Its working if i read all sheets instead of one sheet. It is also working if i don't use low footprint parser.
Good observed. File a bug about this on https://github.com/ZuInnoTe/hadoopoffice/issues.
Reason for the NullPointerException
java.lang.NullPointerException
at org.apache.poi.xssf.eventusermodel.XSSFReader$SheetIterator.getSheetName(XSSFReader.java:325)
at org.zuinnote.hadoop.office.format.common.parser.msexcel.MSExcelLowFootprintParser.processOPCPackage(MSExcelLowFootprintParser.java:374)
MSExcelLowFootprintParser in program line 374 calls iter.getSheetName()
where iter
is XSSFReader.SheetIterator. Then XSSFReader.SheetIterator.getSheetName calls xssfSheetRef.getName()

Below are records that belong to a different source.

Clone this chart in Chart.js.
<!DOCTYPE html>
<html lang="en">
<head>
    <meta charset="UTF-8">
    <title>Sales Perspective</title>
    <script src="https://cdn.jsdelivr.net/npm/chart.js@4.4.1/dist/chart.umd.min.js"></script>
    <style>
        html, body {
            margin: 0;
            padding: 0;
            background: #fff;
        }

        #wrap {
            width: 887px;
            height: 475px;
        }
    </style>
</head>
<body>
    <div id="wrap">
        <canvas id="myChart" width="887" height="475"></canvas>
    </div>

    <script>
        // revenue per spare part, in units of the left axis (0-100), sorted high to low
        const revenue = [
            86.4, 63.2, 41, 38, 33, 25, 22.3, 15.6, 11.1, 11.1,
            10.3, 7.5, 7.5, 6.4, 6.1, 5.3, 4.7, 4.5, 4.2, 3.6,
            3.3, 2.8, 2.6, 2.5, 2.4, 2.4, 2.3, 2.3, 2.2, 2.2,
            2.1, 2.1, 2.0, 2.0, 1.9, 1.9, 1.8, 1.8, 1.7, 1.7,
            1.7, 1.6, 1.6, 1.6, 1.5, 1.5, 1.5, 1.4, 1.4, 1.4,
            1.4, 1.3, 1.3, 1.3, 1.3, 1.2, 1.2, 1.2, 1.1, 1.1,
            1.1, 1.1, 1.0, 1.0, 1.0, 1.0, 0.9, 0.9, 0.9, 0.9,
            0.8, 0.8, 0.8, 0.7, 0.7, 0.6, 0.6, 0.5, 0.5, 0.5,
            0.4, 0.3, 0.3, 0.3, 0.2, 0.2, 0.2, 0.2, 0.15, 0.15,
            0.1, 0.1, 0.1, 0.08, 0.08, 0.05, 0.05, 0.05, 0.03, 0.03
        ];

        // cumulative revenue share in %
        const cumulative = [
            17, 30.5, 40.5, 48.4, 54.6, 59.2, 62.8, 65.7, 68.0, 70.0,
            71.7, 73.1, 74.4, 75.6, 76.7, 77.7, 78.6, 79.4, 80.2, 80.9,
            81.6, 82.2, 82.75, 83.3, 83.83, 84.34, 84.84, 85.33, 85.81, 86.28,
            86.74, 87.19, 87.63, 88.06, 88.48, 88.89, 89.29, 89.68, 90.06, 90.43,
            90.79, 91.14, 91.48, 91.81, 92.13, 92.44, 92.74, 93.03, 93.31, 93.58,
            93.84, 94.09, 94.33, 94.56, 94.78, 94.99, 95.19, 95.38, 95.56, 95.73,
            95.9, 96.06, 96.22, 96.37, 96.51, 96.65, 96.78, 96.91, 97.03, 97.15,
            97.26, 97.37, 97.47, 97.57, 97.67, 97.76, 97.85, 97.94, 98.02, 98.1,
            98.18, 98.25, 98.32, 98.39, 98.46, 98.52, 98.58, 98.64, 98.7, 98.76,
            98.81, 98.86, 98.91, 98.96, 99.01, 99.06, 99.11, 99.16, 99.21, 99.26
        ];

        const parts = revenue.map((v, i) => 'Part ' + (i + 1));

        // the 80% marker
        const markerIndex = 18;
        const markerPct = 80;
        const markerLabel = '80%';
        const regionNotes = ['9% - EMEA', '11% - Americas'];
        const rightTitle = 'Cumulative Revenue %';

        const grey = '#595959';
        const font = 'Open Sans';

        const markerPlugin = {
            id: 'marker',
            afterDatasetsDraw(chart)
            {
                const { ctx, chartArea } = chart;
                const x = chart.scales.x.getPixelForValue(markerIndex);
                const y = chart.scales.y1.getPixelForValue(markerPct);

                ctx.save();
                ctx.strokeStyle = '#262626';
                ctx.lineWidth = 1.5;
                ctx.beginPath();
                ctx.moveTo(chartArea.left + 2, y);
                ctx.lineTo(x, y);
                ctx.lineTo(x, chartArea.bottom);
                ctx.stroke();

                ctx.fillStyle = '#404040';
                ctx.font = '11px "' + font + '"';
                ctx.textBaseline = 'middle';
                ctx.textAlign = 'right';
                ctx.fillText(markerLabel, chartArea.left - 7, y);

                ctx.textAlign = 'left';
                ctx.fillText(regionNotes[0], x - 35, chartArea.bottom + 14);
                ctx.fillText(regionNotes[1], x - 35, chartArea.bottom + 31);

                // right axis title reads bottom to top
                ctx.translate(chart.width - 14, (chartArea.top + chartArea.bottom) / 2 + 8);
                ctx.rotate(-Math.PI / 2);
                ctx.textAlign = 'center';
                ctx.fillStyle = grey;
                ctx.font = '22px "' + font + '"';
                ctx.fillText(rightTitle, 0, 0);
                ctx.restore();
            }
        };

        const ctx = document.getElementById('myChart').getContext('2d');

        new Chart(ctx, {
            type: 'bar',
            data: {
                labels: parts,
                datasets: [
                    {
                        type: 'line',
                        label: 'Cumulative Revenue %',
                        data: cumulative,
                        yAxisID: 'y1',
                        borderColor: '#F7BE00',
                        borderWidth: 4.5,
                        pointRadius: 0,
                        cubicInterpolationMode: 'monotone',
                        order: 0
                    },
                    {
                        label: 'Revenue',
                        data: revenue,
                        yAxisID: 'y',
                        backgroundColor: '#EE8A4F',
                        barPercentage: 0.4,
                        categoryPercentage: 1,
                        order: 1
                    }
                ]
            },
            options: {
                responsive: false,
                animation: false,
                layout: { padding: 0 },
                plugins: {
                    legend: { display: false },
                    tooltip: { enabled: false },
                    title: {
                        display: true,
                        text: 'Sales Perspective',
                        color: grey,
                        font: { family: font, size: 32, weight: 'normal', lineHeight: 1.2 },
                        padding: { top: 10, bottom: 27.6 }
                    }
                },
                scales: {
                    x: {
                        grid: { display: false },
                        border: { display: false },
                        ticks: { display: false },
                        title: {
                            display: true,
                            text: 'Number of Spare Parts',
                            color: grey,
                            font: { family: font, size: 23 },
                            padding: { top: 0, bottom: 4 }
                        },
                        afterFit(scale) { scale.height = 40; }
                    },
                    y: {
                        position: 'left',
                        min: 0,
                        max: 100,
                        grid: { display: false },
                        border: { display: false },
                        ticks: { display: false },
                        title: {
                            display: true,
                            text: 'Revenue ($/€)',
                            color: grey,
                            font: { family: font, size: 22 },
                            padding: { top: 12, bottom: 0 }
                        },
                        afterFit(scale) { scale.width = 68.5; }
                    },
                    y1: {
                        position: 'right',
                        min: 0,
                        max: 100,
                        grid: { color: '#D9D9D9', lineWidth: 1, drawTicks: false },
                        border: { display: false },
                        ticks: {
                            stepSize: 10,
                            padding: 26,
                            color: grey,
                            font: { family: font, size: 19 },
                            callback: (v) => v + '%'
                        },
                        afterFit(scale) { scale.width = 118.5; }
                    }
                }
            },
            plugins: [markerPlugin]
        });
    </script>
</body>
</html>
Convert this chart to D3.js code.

but the XSSFSheetRef xssfSheetRef
will not even be set to something and will be null unless XSSFReader.SheetIterator.next gets called.
Its working if you read all sheets instead of one sheet because then MSExcelLowFootprintParser.java
code line 374 never gets reached because no sheet names are given. Then the first call after while (iter.hasNext()) {...
will be InputStream rawSheetInputStream = iter.next();
and that calls XSSFReader.SheetIterator.next
which sets xssfSheetRef
.
It is also working if you don't use low footprint parser because that not uses org.apache.poi.xssf.eventusermodel.XSSFReader
at all.
Solution
InputStream rawSheetInputStream = iter.next();
needs get called immidatelly after while (iter.hasNext()) {
in org.zuinnote.hadoop.office.format.common.parser.msexcel.MSExcelLowFootprintParser.processOPCPackage
. That will set XSSFReader.SheetIterator.xssfSheetRef
and so avoid the NullPointerException.